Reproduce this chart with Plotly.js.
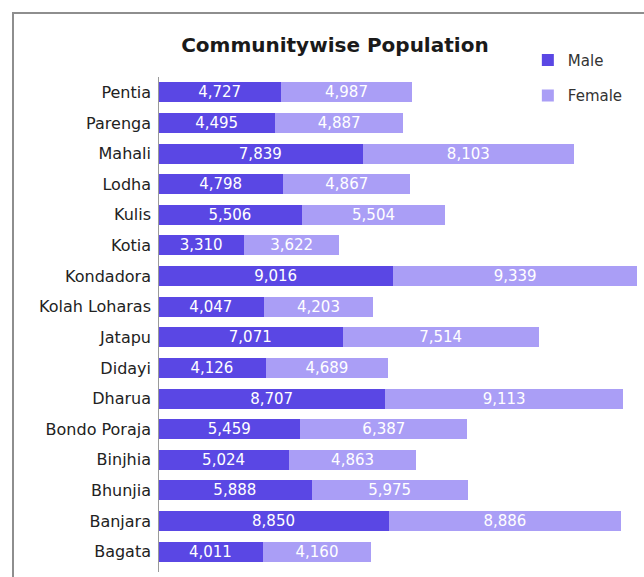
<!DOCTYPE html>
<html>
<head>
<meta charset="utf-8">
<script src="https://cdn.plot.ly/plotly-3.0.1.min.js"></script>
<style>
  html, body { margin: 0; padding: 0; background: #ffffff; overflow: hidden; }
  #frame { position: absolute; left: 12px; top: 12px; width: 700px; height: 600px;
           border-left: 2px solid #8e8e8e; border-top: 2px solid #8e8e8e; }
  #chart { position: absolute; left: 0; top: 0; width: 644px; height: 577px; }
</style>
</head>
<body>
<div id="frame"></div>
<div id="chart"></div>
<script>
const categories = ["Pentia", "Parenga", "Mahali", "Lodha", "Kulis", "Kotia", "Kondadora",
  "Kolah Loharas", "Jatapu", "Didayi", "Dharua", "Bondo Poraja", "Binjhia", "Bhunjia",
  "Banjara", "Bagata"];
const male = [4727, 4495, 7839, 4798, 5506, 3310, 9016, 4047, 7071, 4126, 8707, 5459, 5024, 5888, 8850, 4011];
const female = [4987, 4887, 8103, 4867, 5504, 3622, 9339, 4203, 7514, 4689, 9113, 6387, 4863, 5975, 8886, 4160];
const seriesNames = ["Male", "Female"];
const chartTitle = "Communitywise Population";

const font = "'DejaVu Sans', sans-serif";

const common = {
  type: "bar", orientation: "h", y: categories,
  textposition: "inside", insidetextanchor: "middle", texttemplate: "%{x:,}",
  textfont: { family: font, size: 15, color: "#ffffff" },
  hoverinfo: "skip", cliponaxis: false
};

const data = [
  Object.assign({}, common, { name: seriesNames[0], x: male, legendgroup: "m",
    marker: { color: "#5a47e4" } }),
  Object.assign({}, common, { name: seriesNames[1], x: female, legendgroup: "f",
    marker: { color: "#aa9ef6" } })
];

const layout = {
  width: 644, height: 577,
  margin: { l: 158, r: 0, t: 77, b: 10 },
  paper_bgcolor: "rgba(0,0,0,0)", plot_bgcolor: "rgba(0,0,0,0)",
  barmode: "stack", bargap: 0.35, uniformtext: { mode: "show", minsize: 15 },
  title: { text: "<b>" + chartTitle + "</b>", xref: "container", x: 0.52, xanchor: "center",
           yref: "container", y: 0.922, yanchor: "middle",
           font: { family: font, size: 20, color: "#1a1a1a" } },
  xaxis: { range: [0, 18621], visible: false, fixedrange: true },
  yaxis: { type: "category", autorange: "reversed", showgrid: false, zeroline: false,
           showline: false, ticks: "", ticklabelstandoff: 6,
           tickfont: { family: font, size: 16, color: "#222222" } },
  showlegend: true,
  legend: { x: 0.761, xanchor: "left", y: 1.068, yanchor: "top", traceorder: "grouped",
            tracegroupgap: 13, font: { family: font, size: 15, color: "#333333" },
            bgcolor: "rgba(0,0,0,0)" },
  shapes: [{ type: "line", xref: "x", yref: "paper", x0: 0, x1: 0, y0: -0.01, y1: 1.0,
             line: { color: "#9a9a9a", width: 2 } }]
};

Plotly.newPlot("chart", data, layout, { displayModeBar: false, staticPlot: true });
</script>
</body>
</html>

■ Short exercise: Reproduce the material above in full, exactly, with no images.

■ Solution to this exercise:
Reproduce this chart with Plotly.js.
<!DOCTYPE html>
<html>
<head>
<meta charset="utf-8">
<script src="https://cdn.plot.ly/plotly-3.0.1.min.js"></script>
<style>
  html, body { margin: 0; padding: 0; background: #ffffff; overflow: hidden; }
  #frame { position: absolute; left: 12px; top: 12px; width: 700px; height: 600px;
           border-left: 2px solid #8e8e8e; border-top: 2px solid #8e8e8e; }
  #chart { position: absolute; left: 0; top: 0; width: 644px; height: 577px; }
</style>
</head>
<body>
<div id="frame"></div>
<div id="chart"></div>
<script>
const categories = ["Pentia", "Parenga", "Mahali", "Lodha", "Kulis", "Kotia", "Kondadora",
  "Kolah Loharas", "Jatapu", "Didayi", "Dharua", "Bondo Poraja", "Binjhia", "Bhunjia",
  "Banjara", "Bagata"];
const male = [4727, 4495, 7839, 4798, 5506, 3310, 9016, 4047, 7071, 4126, 8707, 5459, 5024, 5888, 8850, 4011];
const female = [4987, 4887, 8103, 4867, 5504, 3622, 9339, 4203, 7514, 4689, 9113, 6387, 4863, 5975, 8886, 4160];
const seriesNames = ["Male", "Female"];
const chartTitle = "Communitywise Population";

const font = "'DejaVu Sans', sans-serif";

const common = {
  type: "bar", orientation: "h", y: categories,
  textposition: "inside", insidetextanchor: "middle", texttemplate: "%{x:,}",
  textfont: { family: font, size: 15, color: "#ffffff" },
  hoverinfo: "skip", cliponaxis: false
};

const data = [
  Object.assign({}, common, { name: seriesNames[0], x: male, legendgroup: "m",
    marker: { color: "#5a47e4" } }),
  Object.assign({}, common, { name: seriesNames[1], x: female, legendgroup: "f",
    marker: { color: "#aa9ef6" } })
];

const layout = {
  width: 644, height: 577,
  margin: { l: 158, r: 0, t: 77, b: 10 },
  paper_bgcolor: "rgba(0,0,0,0)", plot_bgcolor: "rgba(0,0,0,0)",
  barmode: "stack", bargap: 0.35, uniformtext: { mode: "show", minsize: 15 },
  title: { text: "<b>" + chartTitle + "</b>", xref: "container", x: 0.52, xanchor: "center",
           yref: "container", y: 0.922, yanchor: "middle",
           font: { family: font, size: 20, color: "#1a1a1a" } },
  xaxis: { range: [0, 18621], visible: false, fixedrange: true },
  yaxis: { type: "category", autorange: "reversed", showgrid: false, zeroline: false,
           showline: false, ticks: "", ticklabelstandoff: 6,
           tickfont: { family: font, size: 16, color: "#222222" } },
  showlegend: true,
  legend: { x: 0.761, xanchor: "left", y: 1.068, yanchor: "top", traceorder: "grouped",
            tracegroupgap: 13, font: { family: font, size: 15, color: "#333333" },
            bgcolor: "rgba(0,0,0,0)" },
  shapes: [{ type: "line", xref: "x", yref: "paper", x0: 0, x1: 0, y0: -0.01, y1: 1.0,
             line: { color: "#9a9a9a", width: 2 } }]
};

Plotly.newPlot("chart", data, layout, { displayModeBar: false, staticPlot: true });
</script>
</body>
</html>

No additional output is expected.